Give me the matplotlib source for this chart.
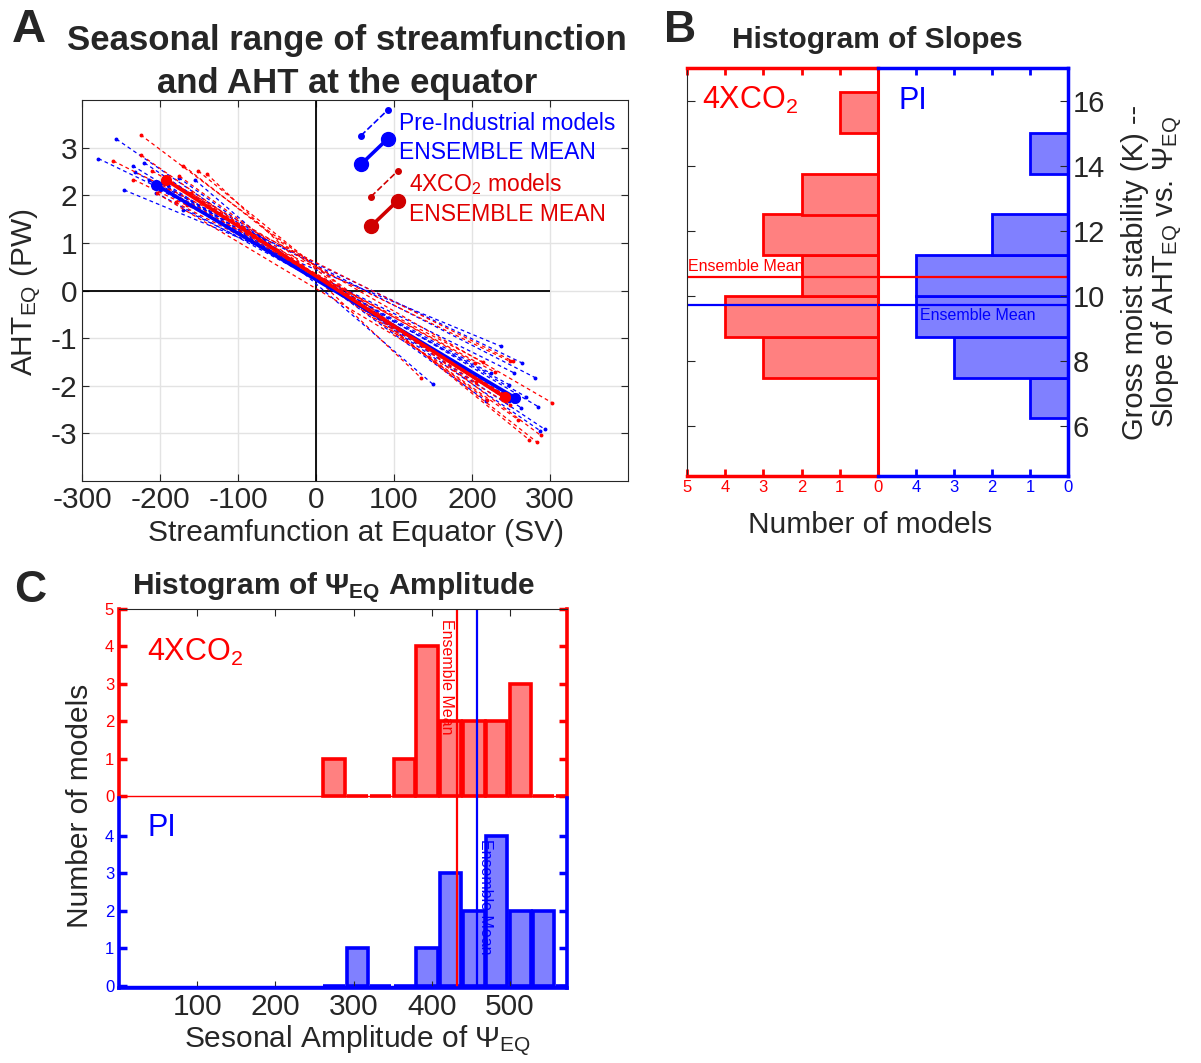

---

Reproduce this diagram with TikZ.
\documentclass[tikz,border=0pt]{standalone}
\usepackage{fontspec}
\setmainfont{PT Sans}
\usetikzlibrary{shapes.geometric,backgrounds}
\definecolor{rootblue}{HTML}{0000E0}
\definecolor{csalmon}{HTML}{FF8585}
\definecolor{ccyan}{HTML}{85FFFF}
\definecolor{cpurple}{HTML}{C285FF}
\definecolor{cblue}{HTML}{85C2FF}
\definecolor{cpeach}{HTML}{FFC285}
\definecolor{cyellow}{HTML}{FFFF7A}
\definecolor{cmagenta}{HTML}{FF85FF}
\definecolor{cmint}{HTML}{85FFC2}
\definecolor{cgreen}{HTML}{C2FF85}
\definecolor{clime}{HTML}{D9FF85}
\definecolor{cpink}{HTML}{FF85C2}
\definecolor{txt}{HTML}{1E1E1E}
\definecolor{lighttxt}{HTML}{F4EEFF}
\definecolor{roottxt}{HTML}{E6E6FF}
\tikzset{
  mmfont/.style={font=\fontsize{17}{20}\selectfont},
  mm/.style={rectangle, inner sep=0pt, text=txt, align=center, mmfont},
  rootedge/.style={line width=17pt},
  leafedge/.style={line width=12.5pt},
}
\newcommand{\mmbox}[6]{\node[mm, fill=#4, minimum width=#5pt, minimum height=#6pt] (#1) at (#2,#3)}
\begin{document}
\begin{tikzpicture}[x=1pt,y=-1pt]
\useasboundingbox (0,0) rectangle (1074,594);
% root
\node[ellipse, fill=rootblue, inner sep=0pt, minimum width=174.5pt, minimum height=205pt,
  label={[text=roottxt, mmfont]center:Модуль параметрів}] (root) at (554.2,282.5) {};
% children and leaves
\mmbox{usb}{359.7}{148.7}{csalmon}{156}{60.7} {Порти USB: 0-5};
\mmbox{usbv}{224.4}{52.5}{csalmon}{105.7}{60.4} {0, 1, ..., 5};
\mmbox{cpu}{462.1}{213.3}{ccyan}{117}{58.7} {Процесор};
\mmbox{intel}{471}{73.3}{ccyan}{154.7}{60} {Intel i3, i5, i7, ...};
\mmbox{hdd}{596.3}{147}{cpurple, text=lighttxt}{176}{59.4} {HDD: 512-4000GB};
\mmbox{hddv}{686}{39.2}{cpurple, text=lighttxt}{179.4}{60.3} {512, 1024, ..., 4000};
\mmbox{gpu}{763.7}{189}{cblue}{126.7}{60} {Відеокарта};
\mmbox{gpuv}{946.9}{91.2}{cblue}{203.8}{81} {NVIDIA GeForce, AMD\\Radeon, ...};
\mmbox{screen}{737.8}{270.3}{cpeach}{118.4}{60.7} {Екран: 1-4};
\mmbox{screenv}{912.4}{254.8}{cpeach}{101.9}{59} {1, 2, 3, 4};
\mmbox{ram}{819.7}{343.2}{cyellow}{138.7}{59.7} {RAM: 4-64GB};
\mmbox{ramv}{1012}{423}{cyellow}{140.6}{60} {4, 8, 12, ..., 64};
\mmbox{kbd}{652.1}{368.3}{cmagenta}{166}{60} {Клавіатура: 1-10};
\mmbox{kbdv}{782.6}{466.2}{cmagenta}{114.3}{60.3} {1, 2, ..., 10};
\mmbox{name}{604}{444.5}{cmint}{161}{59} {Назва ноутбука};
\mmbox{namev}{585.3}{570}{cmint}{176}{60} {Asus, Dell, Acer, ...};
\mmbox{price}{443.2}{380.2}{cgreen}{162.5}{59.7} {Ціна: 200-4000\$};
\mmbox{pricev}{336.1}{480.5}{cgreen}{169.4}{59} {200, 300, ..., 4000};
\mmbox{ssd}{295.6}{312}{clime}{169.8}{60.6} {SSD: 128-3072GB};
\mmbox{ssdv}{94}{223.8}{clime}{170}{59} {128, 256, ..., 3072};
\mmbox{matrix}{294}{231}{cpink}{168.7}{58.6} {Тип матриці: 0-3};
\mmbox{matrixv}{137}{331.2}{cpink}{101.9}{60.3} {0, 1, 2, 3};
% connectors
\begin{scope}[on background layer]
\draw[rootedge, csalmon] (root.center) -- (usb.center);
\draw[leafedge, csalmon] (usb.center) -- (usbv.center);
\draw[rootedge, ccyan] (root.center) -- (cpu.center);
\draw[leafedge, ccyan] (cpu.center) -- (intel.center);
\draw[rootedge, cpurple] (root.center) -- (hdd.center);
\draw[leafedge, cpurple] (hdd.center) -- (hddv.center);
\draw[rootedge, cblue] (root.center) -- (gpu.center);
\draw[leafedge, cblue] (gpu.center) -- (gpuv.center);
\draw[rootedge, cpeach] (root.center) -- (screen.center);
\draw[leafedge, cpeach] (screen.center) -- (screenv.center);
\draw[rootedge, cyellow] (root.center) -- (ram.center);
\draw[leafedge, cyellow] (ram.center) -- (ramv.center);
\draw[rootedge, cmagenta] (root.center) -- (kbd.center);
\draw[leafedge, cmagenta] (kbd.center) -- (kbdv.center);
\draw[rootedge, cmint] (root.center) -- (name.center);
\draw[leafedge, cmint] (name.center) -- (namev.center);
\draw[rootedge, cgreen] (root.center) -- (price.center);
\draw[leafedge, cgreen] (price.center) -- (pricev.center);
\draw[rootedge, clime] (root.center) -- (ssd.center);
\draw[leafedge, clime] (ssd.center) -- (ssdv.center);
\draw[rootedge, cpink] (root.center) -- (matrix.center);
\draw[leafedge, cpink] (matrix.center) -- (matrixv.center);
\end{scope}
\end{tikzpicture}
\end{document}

==

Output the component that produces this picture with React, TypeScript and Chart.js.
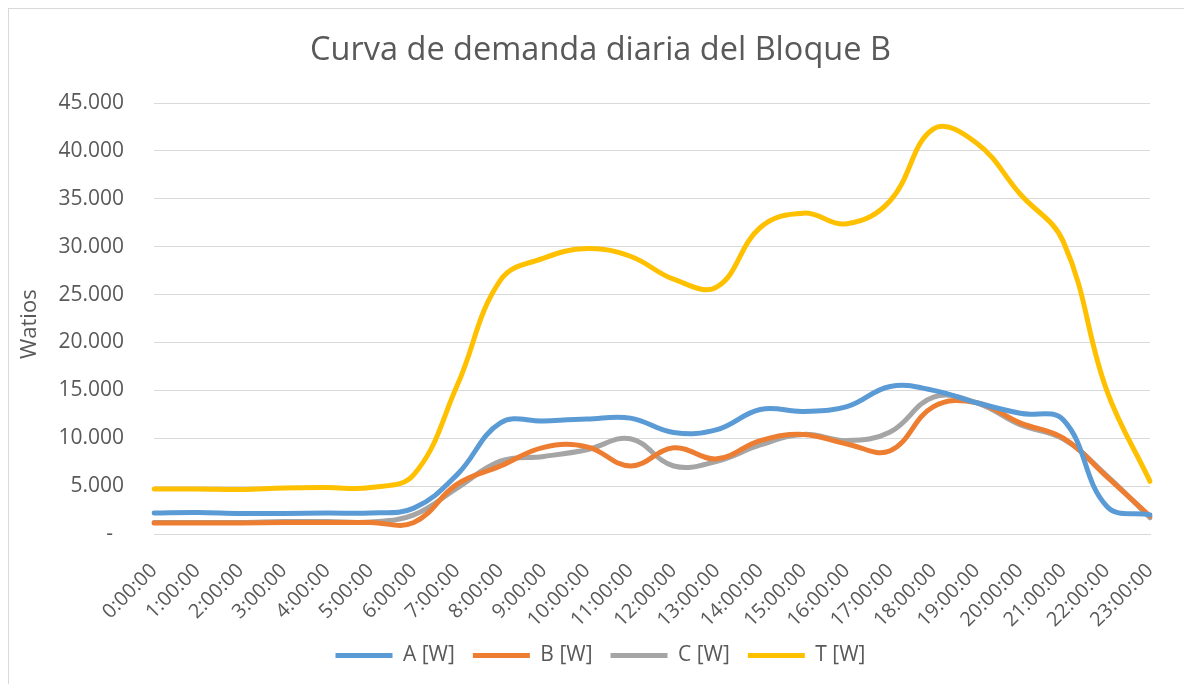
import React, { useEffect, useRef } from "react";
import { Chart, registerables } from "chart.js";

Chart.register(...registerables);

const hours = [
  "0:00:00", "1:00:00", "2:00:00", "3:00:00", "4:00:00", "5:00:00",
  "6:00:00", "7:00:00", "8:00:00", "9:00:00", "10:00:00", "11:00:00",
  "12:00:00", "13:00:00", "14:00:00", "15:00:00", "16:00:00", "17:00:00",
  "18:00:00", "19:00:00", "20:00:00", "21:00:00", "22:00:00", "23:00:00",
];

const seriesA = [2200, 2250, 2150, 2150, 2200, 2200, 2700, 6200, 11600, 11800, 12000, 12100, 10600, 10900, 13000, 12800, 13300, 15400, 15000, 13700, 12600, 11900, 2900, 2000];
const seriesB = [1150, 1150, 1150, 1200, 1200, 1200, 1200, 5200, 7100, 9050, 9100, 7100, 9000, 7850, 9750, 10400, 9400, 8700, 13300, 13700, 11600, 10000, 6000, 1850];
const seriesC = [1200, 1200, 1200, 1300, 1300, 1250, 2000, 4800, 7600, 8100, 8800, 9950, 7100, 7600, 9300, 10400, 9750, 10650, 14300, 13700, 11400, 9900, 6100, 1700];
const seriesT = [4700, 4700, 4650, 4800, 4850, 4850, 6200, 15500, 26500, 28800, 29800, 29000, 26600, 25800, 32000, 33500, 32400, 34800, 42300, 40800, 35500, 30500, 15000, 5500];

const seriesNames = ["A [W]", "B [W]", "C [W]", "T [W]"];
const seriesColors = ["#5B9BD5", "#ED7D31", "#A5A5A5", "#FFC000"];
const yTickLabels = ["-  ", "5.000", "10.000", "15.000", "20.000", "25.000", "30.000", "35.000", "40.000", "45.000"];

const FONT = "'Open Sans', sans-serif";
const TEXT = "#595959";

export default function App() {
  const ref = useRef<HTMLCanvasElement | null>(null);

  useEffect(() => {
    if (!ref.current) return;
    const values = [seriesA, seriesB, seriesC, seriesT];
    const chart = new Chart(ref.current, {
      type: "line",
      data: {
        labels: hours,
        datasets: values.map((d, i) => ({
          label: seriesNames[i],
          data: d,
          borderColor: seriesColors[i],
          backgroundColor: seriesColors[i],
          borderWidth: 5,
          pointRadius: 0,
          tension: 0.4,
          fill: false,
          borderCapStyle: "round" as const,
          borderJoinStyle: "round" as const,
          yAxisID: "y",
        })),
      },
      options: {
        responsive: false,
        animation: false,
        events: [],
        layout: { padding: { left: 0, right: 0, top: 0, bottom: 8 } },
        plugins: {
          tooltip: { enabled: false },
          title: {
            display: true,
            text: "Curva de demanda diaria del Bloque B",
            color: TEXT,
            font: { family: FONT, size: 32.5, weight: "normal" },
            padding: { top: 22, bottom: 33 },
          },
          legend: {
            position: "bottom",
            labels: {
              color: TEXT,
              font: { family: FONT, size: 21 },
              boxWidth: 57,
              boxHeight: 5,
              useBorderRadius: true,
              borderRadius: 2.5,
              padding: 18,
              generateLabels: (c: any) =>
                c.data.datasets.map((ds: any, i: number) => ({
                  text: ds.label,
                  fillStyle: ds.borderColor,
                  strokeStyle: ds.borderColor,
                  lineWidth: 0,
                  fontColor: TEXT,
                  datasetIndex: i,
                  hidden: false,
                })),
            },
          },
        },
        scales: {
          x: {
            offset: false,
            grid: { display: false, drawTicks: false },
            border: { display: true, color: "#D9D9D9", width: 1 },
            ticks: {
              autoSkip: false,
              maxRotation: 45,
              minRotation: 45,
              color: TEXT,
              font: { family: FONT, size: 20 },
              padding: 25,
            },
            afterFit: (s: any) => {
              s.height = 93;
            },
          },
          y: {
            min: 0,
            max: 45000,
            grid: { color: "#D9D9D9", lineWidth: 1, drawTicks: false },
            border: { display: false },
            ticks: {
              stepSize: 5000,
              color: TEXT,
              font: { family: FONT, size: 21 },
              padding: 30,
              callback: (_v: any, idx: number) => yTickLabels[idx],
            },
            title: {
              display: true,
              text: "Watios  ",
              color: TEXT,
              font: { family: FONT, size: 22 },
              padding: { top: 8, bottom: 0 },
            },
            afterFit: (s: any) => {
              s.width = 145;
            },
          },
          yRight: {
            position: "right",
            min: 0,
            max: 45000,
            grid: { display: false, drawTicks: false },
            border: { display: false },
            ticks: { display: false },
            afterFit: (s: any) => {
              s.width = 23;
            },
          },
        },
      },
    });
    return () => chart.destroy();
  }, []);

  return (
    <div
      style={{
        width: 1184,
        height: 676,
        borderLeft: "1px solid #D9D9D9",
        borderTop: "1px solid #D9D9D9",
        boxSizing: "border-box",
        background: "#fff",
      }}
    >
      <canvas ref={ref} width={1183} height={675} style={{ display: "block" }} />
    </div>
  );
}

_Directions for this task_
Return exactly the lines from the one with "Output the component" to the one with "const ref = useRef<HTMLCanvasElement", inclusive, and nothing else; skip the pictures.

_Output_
Output the component that produces this picture with React, TypeScript and Chart.js.
import React, { useEffect, useRef } from "react";
import { Chart, registerables } from "chart.js";

Chart.register(...registerables);

const hours = [
  "0:00:00", "1:00:00", "2:00:00", "3:00:00", "4:00:00", "5:00:00",
  "6:00:00", "7:00:00", "8:00:00", "9:00:00", "10:00:00", "11:00:00",
  "12:00:00", "13:00:00", "14:00:00", "15:00:00", "16:00:00", "17:00:00",
  "18:00:00", "19:00:00", "20:00:00", "21:00:00", "22:00:00", "23:00:00",
];

const seriesA = [2200, 2250, 2150, 2150, 2200, 2200, 2700, 6200, 11600, 11800, 12000, 12100, 10600, 10900, 13000, 12800, 13300, 15400, 15000, 13700, 12600, 11900, 2900, 2000];
const seriesB = [1150, 1150, 1150, 1200, 1200, 1200, 1200, 5200, 7100, 9050, 9100, 7100, 9000, 7850, 9750, 10400, 9400, 8700, 13300, 13700, 11600, 10000, 6000, 1850];
const seriesC = [1200, 1200, 1200, 1300, 1300, 1250, 2000, 4800, 7600, 8100, 8800, 9950, 7100, 7600, 9300, 10400, 9750, 10650, 14300, 13700, 11400, 9900, 6100, 1700];
const seriesT = [4700, 4700, 4650, 4800, 4850, 4850, 6200, 15500, 26500, 28800, 29800, 29000, 26600, 25800, 32000, 33500, 32400, 34800, 42300, 40800, 35500, 30500, 15000, 5500];

const seriesNames = ["A [W]", "B [W]", "C [W]", "T [W]"];
const seriesColors = ["#5B9BD5", "#ED7D31", "#A5A5A5", "#FFC000"];
const yTickLabels = ["-  ", "5.000", "10.000", "15.000", "20.000", "25.000", "30.000", "35.000", "40.000", "45.000"];

const FONT = "'Open Sans', sans-serif";
const TEXT = "#595959";

export default function App() {
  const ref = useRef<HTMLCanvasElement | null>(null);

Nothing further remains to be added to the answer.